There are no cull bucks; the trophy is in the eye of the beholder.
This is going to ruffle some feathers, so prepare yourselves. A spike is not a cull. That’s right, I said it. The word “cull” is completely, virally, and unequivocally tossed around the outdoor world like none other. It is passed around amongst uneducated hunters who tell another, who may be unfamiliar with our passion or new to the sport, and the snowball rolls on.
We used to think the world was flat and we used to believe, “once a spike, always a spike.” We also used to think you could influence the genetics of a free-ranging herd with culling techniques, but you can’t. There are too many variables in a whitetail’s life to add in an attempt at selective genetics.
Bucks shot for the purpose of “culling” will have no impact on a free-range gene pool or population.
If you spend enough time in the woods, you will see more younger and smaller-racked bucks than you will B&C-caliber bucks. It’s a simple fact. The mortality rate for male whitetail bucks is off the charts, and adding in the human factor of “culling” only hurts our own cause. The more deer in the upper level of the age structure, the better chance we all stand at taking home a “trophy.”
Most would have given up on this buck, but with age he grew into a considerable trophy for most any hunter.

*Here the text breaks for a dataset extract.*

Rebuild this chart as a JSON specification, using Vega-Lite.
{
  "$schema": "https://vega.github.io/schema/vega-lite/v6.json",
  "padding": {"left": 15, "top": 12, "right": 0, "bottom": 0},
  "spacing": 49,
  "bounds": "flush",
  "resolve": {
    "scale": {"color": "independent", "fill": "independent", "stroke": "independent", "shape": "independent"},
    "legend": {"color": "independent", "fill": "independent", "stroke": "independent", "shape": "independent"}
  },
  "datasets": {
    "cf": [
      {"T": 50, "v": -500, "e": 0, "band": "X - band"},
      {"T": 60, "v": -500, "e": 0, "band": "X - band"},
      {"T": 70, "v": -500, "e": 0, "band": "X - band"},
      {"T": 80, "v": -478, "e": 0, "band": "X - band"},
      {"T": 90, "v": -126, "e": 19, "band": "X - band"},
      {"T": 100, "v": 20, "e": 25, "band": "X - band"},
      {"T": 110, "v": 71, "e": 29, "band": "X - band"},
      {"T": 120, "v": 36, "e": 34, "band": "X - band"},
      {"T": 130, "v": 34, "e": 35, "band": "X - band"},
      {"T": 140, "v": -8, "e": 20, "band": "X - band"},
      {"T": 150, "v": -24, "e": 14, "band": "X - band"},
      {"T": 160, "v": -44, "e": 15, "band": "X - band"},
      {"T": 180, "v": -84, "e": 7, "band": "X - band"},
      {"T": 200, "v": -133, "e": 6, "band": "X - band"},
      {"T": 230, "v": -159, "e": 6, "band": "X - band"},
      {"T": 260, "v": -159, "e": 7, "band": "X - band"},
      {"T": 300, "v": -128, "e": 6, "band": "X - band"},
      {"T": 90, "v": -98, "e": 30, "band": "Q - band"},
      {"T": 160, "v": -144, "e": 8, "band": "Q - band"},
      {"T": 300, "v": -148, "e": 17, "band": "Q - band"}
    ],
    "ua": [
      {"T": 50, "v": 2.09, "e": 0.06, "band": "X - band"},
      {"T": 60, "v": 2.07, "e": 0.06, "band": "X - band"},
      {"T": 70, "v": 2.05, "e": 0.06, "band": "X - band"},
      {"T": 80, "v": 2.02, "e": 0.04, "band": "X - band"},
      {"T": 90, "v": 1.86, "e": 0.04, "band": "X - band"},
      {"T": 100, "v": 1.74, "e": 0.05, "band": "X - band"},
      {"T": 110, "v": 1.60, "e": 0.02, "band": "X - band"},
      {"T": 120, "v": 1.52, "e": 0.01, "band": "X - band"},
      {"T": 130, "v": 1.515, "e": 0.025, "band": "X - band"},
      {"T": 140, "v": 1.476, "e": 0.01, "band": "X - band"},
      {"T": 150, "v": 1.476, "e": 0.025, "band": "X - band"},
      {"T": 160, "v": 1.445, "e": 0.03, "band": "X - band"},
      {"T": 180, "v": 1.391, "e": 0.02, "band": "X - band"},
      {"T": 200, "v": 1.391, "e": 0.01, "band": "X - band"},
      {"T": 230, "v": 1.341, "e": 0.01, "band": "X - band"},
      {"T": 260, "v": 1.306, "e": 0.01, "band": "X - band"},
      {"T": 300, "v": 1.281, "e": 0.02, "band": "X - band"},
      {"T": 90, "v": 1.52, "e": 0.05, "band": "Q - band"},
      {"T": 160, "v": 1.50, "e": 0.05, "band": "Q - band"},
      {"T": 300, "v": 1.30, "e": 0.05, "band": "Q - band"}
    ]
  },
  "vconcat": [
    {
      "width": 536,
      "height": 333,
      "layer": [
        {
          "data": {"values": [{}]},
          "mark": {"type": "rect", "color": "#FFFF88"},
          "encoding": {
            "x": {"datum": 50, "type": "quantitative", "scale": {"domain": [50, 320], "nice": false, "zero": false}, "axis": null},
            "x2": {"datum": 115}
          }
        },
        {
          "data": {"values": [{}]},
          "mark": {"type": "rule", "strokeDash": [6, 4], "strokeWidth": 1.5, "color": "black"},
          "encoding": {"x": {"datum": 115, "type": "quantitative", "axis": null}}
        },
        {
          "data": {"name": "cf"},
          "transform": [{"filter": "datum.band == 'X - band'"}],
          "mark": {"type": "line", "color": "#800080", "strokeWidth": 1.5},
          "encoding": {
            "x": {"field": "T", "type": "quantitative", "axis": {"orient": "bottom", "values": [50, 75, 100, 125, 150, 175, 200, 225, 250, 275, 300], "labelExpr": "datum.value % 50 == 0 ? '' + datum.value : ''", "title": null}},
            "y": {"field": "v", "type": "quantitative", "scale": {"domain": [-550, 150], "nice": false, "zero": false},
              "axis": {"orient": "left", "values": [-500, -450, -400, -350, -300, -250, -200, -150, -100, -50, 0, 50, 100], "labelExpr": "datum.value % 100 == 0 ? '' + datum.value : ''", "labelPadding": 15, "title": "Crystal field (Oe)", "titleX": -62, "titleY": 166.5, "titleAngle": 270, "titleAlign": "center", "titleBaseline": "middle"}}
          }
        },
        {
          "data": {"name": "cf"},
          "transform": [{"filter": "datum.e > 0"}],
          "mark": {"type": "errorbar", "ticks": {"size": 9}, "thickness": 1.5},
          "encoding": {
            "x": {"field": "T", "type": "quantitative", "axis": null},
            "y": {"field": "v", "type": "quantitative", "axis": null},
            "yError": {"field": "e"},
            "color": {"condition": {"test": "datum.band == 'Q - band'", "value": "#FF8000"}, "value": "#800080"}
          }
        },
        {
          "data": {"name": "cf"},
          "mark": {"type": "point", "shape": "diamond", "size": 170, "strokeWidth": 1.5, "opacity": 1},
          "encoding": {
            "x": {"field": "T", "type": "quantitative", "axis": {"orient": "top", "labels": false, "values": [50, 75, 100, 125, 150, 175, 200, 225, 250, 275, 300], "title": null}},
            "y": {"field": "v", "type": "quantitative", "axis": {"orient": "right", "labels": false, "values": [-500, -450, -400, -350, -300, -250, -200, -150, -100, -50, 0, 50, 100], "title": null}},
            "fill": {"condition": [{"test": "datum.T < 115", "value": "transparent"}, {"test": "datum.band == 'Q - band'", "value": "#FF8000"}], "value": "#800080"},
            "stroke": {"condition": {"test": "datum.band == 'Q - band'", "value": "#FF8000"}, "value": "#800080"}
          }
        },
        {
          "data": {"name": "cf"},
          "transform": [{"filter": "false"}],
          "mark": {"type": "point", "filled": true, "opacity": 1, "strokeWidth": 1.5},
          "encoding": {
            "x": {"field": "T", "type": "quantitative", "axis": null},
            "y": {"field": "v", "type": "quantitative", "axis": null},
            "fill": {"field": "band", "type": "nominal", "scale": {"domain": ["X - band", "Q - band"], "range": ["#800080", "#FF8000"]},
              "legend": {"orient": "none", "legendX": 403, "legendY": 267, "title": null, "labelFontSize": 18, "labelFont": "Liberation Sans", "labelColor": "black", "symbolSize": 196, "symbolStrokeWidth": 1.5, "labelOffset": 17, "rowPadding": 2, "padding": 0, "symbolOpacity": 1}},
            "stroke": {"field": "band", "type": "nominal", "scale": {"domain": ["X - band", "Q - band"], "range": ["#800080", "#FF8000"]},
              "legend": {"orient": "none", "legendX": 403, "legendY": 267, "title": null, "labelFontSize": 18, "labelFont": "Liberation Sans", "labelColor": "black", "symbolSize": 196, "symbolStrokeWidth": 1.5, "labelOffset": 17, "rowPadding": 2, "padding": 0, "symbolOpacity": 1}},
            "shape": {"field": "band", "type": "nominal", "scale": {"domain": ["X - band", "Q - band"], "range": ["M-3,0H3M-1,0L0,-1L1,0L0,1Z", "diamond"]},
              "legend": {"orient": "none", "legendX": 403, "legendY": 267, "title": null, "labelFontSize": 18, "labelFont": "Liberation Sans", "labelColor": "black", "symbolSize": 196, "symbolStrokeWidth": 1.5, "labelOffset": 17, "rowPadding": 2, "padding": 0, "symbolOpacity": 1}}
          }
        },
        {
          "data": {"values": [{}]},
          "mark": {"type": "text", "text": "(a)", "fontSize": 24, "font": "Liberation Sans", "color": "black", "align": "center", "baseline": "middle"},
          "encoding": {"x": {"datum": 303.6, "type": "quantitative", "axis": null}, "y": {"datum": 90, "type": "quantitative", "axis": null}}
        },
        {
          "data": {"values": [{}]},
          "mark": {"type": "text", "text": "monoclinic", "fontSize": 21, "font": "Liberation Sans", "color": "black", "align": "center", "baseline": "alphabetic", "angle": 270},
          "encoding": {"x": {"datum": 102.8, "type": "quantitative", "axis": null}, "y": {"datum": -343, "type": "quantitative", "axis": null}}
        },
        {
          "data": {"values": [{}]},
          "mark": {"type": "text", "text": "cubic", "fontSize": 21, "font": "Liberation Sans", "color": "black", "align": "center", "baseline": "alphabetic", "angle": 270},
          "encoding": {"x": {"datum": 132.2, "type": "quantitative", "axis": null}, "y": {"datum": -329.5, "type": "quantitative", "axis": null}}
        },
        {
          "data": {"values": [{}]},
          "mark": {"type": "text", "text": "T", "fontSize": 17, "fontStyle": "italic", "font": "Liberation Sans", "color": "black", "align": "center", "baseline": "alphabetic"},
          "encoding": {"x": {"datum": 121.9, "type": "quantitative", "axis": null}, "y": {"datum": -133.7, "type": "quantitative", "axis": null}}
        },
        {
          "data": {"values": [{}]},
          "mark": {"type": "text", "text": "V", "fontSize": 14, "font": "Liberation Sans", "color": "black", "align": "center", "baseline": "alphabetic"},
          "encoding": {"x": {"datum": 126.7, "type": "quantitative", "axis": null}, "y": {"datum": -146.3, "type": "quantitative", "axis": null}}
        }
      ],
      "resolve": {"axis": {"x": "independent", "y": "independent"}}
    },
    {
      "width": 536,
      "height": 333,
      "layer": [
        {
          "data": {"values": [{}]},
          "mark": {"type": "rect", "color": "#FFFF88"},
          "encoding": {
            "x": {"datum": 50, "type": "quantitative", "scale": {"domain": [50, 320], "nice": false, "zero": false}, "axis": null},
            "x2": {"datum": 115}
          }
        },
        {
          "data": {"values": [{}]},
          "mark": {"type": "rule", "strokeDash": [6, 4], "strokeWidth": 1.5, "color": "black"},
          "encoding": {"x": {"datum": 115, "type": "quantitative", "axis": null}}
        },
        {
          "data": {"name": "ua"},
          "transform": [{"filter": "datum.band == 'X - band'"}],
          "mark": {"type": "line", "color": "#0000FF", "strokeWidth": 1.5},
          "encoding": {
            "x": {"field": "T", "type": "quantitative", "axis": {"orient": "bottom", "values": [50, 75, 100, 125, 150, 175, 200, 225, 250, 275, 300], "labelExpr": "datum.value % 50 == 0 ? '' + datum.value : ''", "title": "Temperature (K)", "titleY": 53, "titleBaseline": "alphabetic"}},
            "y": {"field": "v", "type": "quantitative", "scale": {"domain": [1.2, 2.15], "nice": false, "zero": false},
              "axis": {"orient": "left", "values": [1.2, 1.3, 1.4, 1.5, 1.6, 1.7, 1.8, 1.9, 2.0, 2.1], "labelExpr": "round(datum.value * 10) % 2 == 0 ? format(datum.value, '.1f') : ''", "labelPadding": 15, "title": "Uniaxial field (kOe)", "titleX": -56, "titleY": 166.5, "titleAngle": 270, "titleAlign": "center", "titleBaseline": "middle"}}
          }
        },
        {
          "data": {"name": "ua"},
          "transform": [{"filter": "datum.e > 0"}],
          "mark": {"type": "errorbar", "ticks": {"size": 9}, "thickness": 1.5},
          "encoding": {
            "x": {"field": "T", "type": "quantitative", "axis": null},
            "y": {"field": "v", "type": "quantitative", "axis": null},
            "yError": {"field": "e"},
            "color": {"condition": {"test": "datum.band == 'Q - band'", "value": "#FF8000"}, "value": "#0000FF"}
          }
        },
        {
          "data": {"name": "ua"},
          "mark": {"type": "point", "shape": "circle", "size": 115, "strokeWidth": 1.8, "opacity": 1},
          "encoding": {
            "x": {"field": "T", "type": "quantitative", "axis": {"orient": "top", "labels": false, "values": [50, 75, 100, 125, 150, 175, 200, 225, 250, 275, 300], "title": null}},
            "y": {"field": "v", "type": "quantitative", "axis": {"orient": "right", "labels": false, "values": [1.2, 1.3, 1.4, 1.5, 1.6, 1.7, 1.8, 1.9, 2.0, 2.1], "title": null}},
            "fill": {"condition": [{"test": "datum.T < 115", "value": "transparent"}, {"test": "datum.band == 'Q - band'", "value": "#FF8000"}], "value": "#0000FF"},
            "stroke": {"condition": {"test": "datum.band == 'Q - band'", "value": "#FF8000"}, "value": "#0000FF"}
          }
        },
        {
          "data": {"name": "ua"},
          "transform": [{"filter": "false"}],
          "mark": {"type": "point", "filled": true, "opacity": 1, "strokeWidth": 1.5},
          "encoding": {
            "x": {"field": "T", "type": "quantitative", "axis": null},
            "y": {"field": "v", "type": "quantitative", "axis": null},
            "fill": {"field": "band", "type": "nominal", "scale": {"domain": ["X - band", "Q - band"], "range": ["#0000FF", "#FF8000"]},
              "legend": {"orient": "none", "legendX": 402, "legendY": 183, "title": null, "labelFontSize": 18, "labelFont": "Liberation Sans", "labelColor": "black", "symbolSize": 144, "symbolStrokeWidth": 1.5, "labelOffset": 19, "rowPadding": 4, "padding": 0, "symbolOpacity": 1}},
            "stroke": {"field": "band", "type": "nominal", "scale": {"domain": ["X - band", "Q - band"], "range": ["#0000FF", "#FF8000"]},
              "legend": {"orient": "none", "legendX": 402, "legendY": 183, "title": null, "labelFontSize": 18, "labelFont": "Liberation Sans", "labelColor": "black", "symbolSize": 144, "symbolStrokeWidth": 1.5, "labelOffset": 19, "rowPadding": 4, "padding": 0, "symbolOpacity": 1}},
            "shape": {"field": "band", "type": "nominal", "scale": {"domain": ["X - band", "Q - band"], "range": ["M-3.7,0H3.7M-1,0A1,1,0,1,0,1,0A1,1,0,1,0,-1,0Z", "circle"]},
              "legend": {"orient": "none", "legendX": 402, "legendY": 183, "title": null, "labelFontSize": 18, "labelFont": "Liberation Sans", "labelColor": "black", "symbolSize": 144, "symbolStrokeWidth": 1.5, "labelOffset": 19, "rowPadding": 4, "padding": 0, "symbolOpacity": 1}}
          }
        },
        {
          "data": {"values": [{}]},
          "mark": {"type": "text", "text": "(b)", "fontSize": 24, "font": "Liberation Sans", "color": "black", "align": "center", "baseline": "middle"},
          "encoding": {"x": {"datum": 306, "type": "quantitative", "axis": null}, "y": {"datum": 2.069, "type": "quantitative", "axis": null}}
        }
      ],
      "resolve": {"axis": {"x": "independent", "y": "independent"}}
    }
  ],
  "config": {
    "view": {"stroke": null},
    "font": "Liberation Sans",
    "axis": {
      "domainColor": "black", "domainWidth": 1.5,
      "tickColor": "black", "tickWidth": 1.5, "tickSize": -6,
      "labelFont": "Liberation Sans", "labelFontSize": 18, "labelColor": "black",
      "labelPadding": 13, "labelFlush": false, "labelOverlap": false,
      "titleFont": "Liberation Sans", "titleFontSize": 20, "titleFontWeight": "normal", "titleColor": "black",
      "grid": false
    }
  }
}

Any attempt to “cull” a small buck, regardless of age or size, will be in vain. Hold out for a trophy, a buck you would be proud to take home. If you’re looking for meat to take home, then shoot a doe. There’s nothing more upsetting than a hunter who shoots a small buck, calls it a “cull,” and proceeds to say they needed meat for the freezer. These types of hunters take away from the rest who are dedicating their time and efforts in hopes of a true trophy.
We will all benefit if this word is simply eliminated “cull” from our hunting vocabulary. You will never know what a spike will become if you do not let him gain some age and see his true potential. While he may not reach world record status, he will become a trophy for someone out there.